When in doubt, shut down and get help. Kicks occur as frequently while drilling as they do while tripping out of the hole. Many small kicks turn into big blowouts because of improper handling.

Act cautiously to avoid mistakes—take your time to get it right the first time. You may not have another opportunity to do it correctly.

Many well-control procedures have been developed over the years. Some have used systematic approaches, while others are based on logical, but perhaps unsound, principles. The systematic approaches will be presented here.

The drilling mud forms the first line of defence against kicks and blowouts. The second, and last, line of defence is the blow-out preventer stack. This is a collection of large, high-pressure valves which is fitted on the top of the wellhead in a vertical tier and which can be controlled remotely from any of several positions on the drilling unit. Although outwardly the BOP stack on a deep-water floater appears fairly unremarkable, it is an enormously expensive precision tool that can withstand pressures of up to 15,000 psi.
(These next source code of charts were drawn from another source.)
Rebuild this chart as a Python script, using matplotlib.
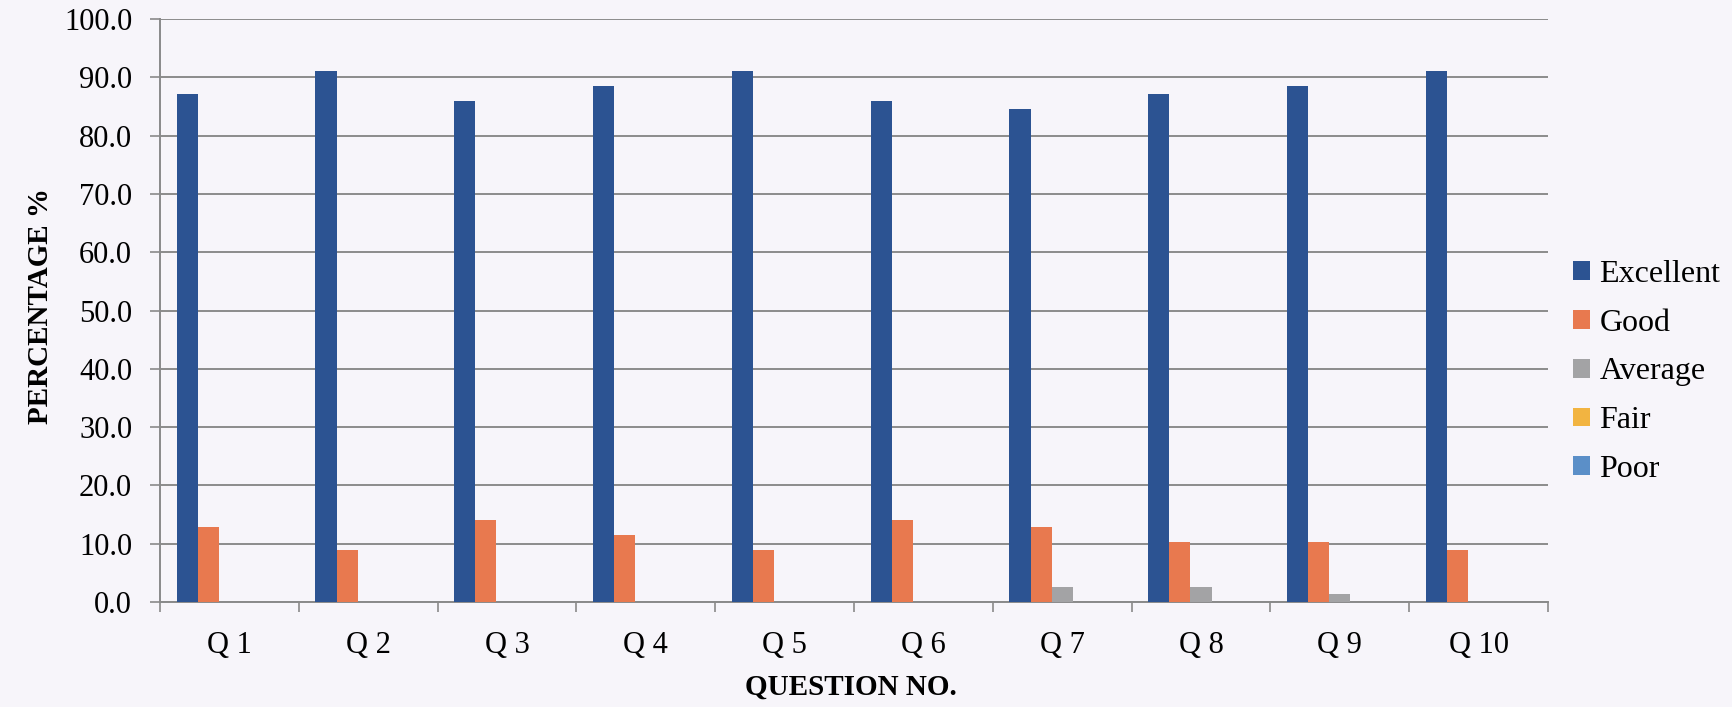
import numpy as np
import matplotlib.pyplot as plt
from matplotlib.ticker import FixedLocator

# Percentages per question
questions = ["Q 1", "Q 2", "Q 3", "Q 4", "Q 5", "Q 6", "Q 7", "Q 8", "Q 9", "Q 10"]
excellent = [87.2, 91.0, 85.9, 88.5, 91.0, 85.9, 84.6, 87.2, 88.5, 91.0]
good = [12.8, 9.0, 14.1, 11.5, 9.0, 14.1, 12.8, 10.3, 10.3, 9.0]
average = [0.0, 0.0, 0.0, 0.0, 0.0, 0.0, 2.6, 2.6, 1.3, 0.0]
fair = [0.0] * 10
poor = [0.0] * 10

series = ["Excellent", "Good", "Average", "Fair", "Poor"]
colors = ["#2c5392", "#e8794f", "#a3a3a5", "#f2b441", "#5b8fc8"]

plt.rcParams['font.family'] = ['Liberation Serif', 'DejaVu Serif']
bg = "#f7f5fa"

fig = plt.figure(figsize=(17.33, 7.07), dpi=100, facecolor=bg)
ax = fig.add_axes([160 / 1733, 105 / 707, 1388 / 1733, 583 / 707], facecolor=bg)

x = np.arange(len(questions))
w = 0.152
data = [excellent, good, average, fair, poor]
for i, (vals, name, c) in enumerate(zip(data, series, colors)):
    ax.bar(x + (i - 2) * w, vals, w, color=c, label=name, zorder=3)

ax.set_xlim(-0.5, len(questions) - 0.5)
ax.set_ylim(0, 100)
ax.set_yticks(np.arange(0, 101, 10))
ax.set_yticklabels([f"{v:.1f}" for v in range(0, 101, 10)], fontsize=22)
ax.set_xticks(x)
ax.set_xticklabels(questions, fontsize=22)
ax.xaxis.set_minor_locator(FixedLocator(np.arange(-0.5, len(questions), 1)))
ax.tick_params(axis='x', which='major', length=0, pad=21)
ax.tick_params(axis='x', which='minor', length=7, width=1.2, color="#8a8a8a")
ax.tick_params(axis='y', length=7, width=1.2, color="#8a8a8a", pad=13)

ax.grid(axis='y', color="#8c8c8c", linewidth=1.4, zorder=0)
for s in ["top", "right"]:
    ax.spines[s].set_visible(False)
for s in ["left", "bottom"]:
    ax.spines[s].set_color("#8a8a8a")
    ax.spines[s].set_linewidth(1.4)

fig.text(851 / 1733, 1 - 687 / 707, "QUESTION NO.", fontsize=21, fontweight='bold',
         ha='center', va='center')
fig.text(41 / 1733, 1 - 306 / 707, "PERCENTAGE %", fontsize=21, fontweight='bold',
         ha='center', va='center', rotation=90)

ax.legend(loc='center left', bbox_to_anchor=(1573 / 1733, 1 - 372 / 707),
          bbox_transform=fig.transFigure, frameon=False, fontsize=23,
          handlelength=0.53, handleheight=0.53, handletextpad=0.3,
          labelspacing=0.62, borderpad=0, borderaxespad=0)

plt.savefig("out.png", dpi=100, facecolor=bg)
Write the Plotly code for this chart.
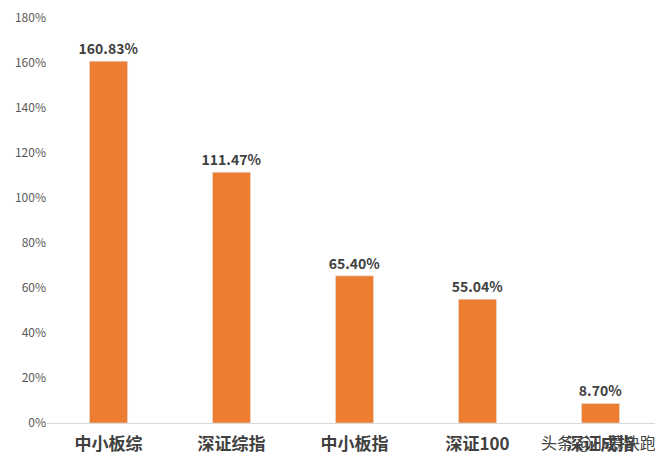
import plotly.graph_objects as go

categories = ["中小板综", "深证综指", "中小板指", "深证100", "深证成指"]
values = [160.83, 111.47, 65.40, 55.04, 8.70]
labels = ["<b>160.83%</b>", "<b>111.47%</b>", "<b>65.40%</b>", "<b>55.04%</b>", "<b>8.70%</b>"]

fig = go.Figure(go.Bar(
    x=categories, y=values, marker_color="#ED7D31",
    text=labels, textposition="outside", cliponaxis=False, constraintext="none",
    textfont=dict(size=14, color="#404040", family="Noto Sans CJK SC"),
))
fig.update_layout(
    width=663, height=458, margin=dict(l=39, r=9, t=10, b=43, autoexpand=False),
    plot_bgcolor="white", paper_bgcolor="white", bargap=0.69,
    showlegend=False, font=dict(family="Noto Sans CJK SC"),
)
fig.update_yaxes(range=[0, 180], dtick=20, ticksuffix="%", showgrid=False,
                 zeroline=False, automargin=False, tickfont=dict(size=12, color="#595959"))
fig.update_xaxes(showline=True, linecolor="#D9D9D9", linewidth=1, automargin=False,
                 ticks="outside", ticklen=6, tickcolor="rgba(0,0,0,0)",
                 tickvals=categories, ticktext=["<b>%s</b>" % c for c in categories],
                 tickfont=dict(size=17, color="#404040", family="Noto Sans CJK SC"))
fig.add_annotation(text="头条 @小慕快跑", x=1, y=0, xref="paper", yref="paper",
                   xanchor="right", yanchor="middle", xshift=-4, yshift=-19, showarrow=False,
                   font=dict(size=16, color="#444444"))
fig.write_html("out.html")
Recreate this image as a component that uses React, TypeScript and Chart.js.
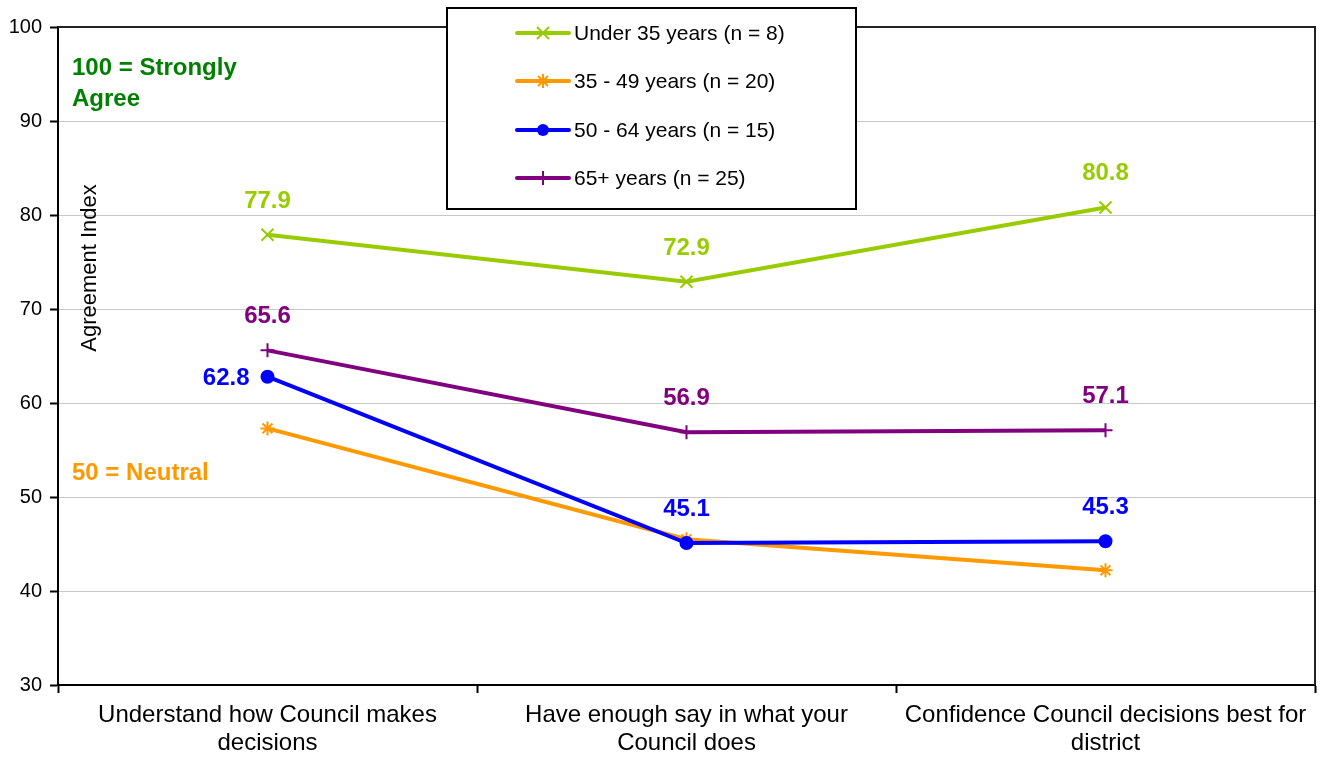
import React, { useEffect, useRef } from "react";
import { Chart, registerables } from "chart.js";

Chart.register(...registerables);

const categories: string[][] = [
  ["Understand how Council makes", "decisions"],
  ["Have enough say in what your", "Council does"],
  ["Confidence Council decisions best for", "district"],
];

const seriesNames = [
  "Under 35 years (n = 8)",
  "35 - 49 years (n = 20)",
  "50 - 64 years (n = 15)",
  "65+ years (n = 25)",
];
const under35 = [77.9, 72.9, 80.8];
const age35to49 = [57.3, 45.5, 42.2];
const age50to64 = [62.8, 45.1, 45.3];
const age65plus = [65.6, 56.9, 57.1];

const colors = ["#99CC00", "#FF9900", "#0000FF", "#800080"];
const markers = ["crossRot", "star", "circle", "cross"];
const markerRadius = [8.5, 7, 6, 7];
const showLabels = [true, false, true, true];

const yTicks = [30, 40, 50, 60, 70, 80, 90, 100];

const FONT = "'Liberation Sans', Arial, sans-serif";

function drawMarker(ctx: CanvasRenderingContext2D, style: string, x: number, y: number, r: number, color: string) {
  ctx.save();
  ctx.strokeStyle = color;
  ctx.fillStyle = color;
  ctx.lineWidth = 2;
  ctx.beginPath();
  const d = r * Math.SQRT1_2;
  if (style === "circle") {
    ctx.arc(x, y, r, 0, Math.PI * 2);
    ctx.fill();
  } else {
    if (style === "cross" || style === "star") {
      ctx.moveTo(x - r, y);
      ctx.lineTo(x + r, y);
      ctx.moveTo(x, y - r);
      ctx.lineTo(x, y + r);
    }
    if (style === "crossRot" || style === "star") {
      ctx.moveTo(x - d, y - d);
      ctx.lineTo(x + d, y + d);
      ctx.moveTo(x - d, y + d);
      ctx.lineTo(x + d, y - d);
    }
    ctx.stroke();
  }
  ctx.restore();
}

export default function App() {
  const ref = useRef<HTMLCanvasElement | null>(null);

  useEffect(() => {
    const canvas = ref.current;
    if (!canvas) return;
    const seriesData = [under35, age35to49, age50to64, age65plus];

    const framePlugin = {
      id: "frame",
      beforeDatasetsDraw(chart: any) {
        const { ctx, chartArea: a } = chart;
        ctx.save();
        ctx.strokeStyle = "#222";
        ctx.lineWidth = 2;
        ctx.beginPath();
        ctx.moveTo(a.left, a.top);
        ctx.lineTo(a.right, a.top);
        ctx.lineTo(a.right, a.bottom);
        ctx.stroke();
        ctx.fillStyle = "#000";
        ctx.font = `22px ${FONT}`;
        ctx.translate(90, 268);
        ctx.rotate(-Math.PI / 2);
        ctx.textAlign = "center";
        ctx.textBaseline = "middle";
        ctx.fillText("Agreement Index", 0, 0);
        ctx.restore();
        ctx.save();
        ctx.font = `bold 24px ${FONT}`;
        ctx.textAlign = "left";
        ctx.textBaseline = "alphabetic";
        ctx.fillStyle = "#008000";
        ctx.fillText("100 = Strongly", 72, 75);
        ctx.fillText("Agree", 72, 106);
        ctx.fillStyle = "#FF9900";
        ctx.fillText("50 = Neutral", 72, 480);
        ctx.restore();
      },
      afterDatasetsDraw(chart: any) {
        const { ctx } = chart;
        ctx.save();
        ctx.font = `bold 24px ${FONT}`;
        ctx.textBaseline = "alphabetic";
        seriesData.forEach((vals, di) => {
          if (!showLabels[di]) return;
          const meta = chart.getDatasetMeta(di);
          ctx.fillStyle = colors[di];
          vals.forEach((v, i) => {
            const pt = meta.data[i];
            const txt = v.toFixed(1);
            if (di === 2 && i === 0) {
              ctx.textAlign = "right";
              ctx.fillText(txt, pt.x - 18, pt.y + 8);
            } else {
              ctx.textAlign = "center";
              ctx.fillText(txt, pt.x, pt.y - 27);
            }
          });
        });
        ctx.restore();
      },
      afterDraw(chart: any) {
        const { ctx } = chart;
        ctx.save();
        const bx = 447, by = 8, bw = 409, bh = 201;
        ctx.fillStyle = "#fff";
        ctx.fillRect(bx, by, bw, bh);
        ctx.strokeStyle = "#000";
        ctx.lineWidth = 2;
        ctx.strokeRect(bx, by, bw, bh);
        const rows = [33, 81, 130, 178];
        ctx.font = `21px ${FONT}`;
        ctx.textBaseline = "middle";
        ctx.textAlign = "left";
        seriesNames.forEach((name, i) => {
          const y = rows[i];
          ctx.strokeStyle = colors[i];
          ctx.lineWidth = 4;
          ctx.lineCap = "round";
          ctx.beginPath();
          ctx.moveTo(517, y);
          ctx.lineTo(569, y);
          ctx.stroke();
          ctx.lineCap = "butt";
          drawMarker(ctx, markers[i], 543, y, markerRadius[i], colors[i]);
          ctx.fillStyle = "#000";
          ctx.fillText(name, 574, y + 1);
        });
        ctx.restore();
      },
    };

    const chart = new Chart(canvas, {
      type: "line",
      data: {
        labels: categories,
        datasets: seriesData.map((d, i) => ({
          label: seriesNames[i],
          data: d,
          borderColor: colors[i],
          backgroundColor: colors[i],
          borderWidth: 4,
          pointStyle: markers[i] as any,
          pointRadius: markerRadius[i],
          pointBorderWidth: 2,
          pointBackgroundColor: colors[i],
          pointBorderColor: colors[i],
          tension: 0,
          fill: false,
          order: 4 - i,
        })),
      },
      options: {
        animation: false,
        responsive: false,
        devicePixelRatio: 1,
        layout: { autoPadding: false, padding: { top: 27, right: 6, left: 0, bottom: 0 } },
        plugins: {
          legend: { display: false },
          tooltip: { enabled: false },
          title: { display: false },
        },
        scales: {
          x: {
            type: "category",
            offset: true,
            grid: {
              offset: true,
              drawOnChartArea: false,
              drawTicks: true,
              tickLength: 8,
              tickColor: "#000",
              tickWidth: 2,
            },
            border: { color: "#000", width: 2 },
            ticks: {
              color: "#000",
              font: { family: FONT, size: 24, lineHeight: 1.17 },
              padding: 8,
              maxRotation: 0,
              autoSkip: false,
            },
            afterFit(scale: any) {
              scale.height = 76;
              scale.paddingLeft = 0;
              scale.paddingRight = 0;
            },
          },
          y: {
            min: 30,
            max: 100,
            afterBuildTicks(scale: any) {
              scale.ticks = yTicks.map((v) => ({ value: v }));
            },
            grid: {
              color: "#C8C8C8",
              lineWidth: 1,
              drawTicks: true,
              tickLength: 8,
              tickColor: "#000",
              tickWidth: 2,
            },
            border: { color: "#000", width: 2 },
            ticks: {
              color: "#000",
              font: { family: FONT, size: 20 },
              padding: 8,
            },
            afterFit(scale: any) {
              scale.width = 58;
              scale.paddingTop = 0;
              scale.paddingBottom = 0;
            },
          },
        },
      },
      plugins: [framePlugin],
    });
    return () => chart.destroy();
  }, []);

  return (
    <div style={{ position: "absolute", left: 0, top: 0, width: 1321, height: 761, background: "#fff" }}>
      <canvas ref={ref} width={1321} height={761} style={{ display: "block" }} />
    </div>
  );
}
Because of the intricacy of its numerous working parts a dedicated ‘sub-sea engineer’ is employed by the drilling contractor to maintain it and its control system in top condition. Through the middle of the BOP stack is a hole wide enough for large drilling tools to pass up and down during the course of normal operations. The width of the opening is determined to some extent by the stage at which the stack is intended to be first used in the well programme. An 18-3/4” stack is quite a popular size, but this can obviously not be used until wide-diameter bits have drilled 36” and 26” hole.
When a kick or blow-out threatens the rig and the BOP controls are operated, large and powerful devices are closed together to seal off the hole and prevent the passage of well fluids up to the rig. Arrangements have to be made for sealing the hole either when drill pipe is in it, or when it is empty,
and different types of preventer are incorporated in the stack for use in everydifferent situation.The topmost preventer in the stack looks like a large steel pot from the outside and is called the ‘annular preventer’ or, sometimes, the ‘bag preventer’or ‘spherical preventer’. This can seal off the annulus between the preventer housing and any type of tubular that happens to be inside it. It can also seal off the hole completely if there is nothing inside running through the preventer at the time.
With the constant-bottomhole-pressure concept, the total pressures (e.g., mud hydrostatic pressure and casing pressure) at the hole bottom are maintained at a value slightly greater than the formation pressures to prevent further influxes of formation fluids into the wellbore. And, because the pressure is only slightly greater than the formation pressure, the possibility of inducing a fracture and an underground blowout is minimized. This concept can be implemented in three ways:

One-Circulation, or Wait-and-Weight, Method. After the kick is shut in, weight the mud to kill density and then pump out the kick fluid in one circulation using the kill mud. (Another name often applied to this method is “the engineer’s method.”)

Two-Circulation, or Driller’s, Method. After the kick is shut in, the kick fluid is pumped out of the hole before the mud density is increased.

Concurrent Method. Pumping begins immediately after the kick is shut in and pressures are recorded. The mud density is increased as rapidly as possible while pumping the kick fluid out of the well.

If applied properly, each method achieves constant pressure at the hole bottom and will not allow additional influx into the well. Procedural and theoretical differences make one procedure more desirable than the others.

Process suitability partially depends on the ease with which the procedure can be executed. The same principle holds true for well control. If a kick-killing procedure is difficult to comprehend and implement, its reliability diminishes.


The concurrent method is less reliable because of its complexity. To perform this procedure properly, the drillpipe pressure must be reduced according to the mud weight being circulated and its position in the pipe. This implies that the crew will inform the operator when a new mud weight is being pumped, that the rig facilities can maintain this increased mud-weight increment, and that the mud-weight position in the pipe can be determined by counting pump strokes. Many operators have stopped using this complex method entirely.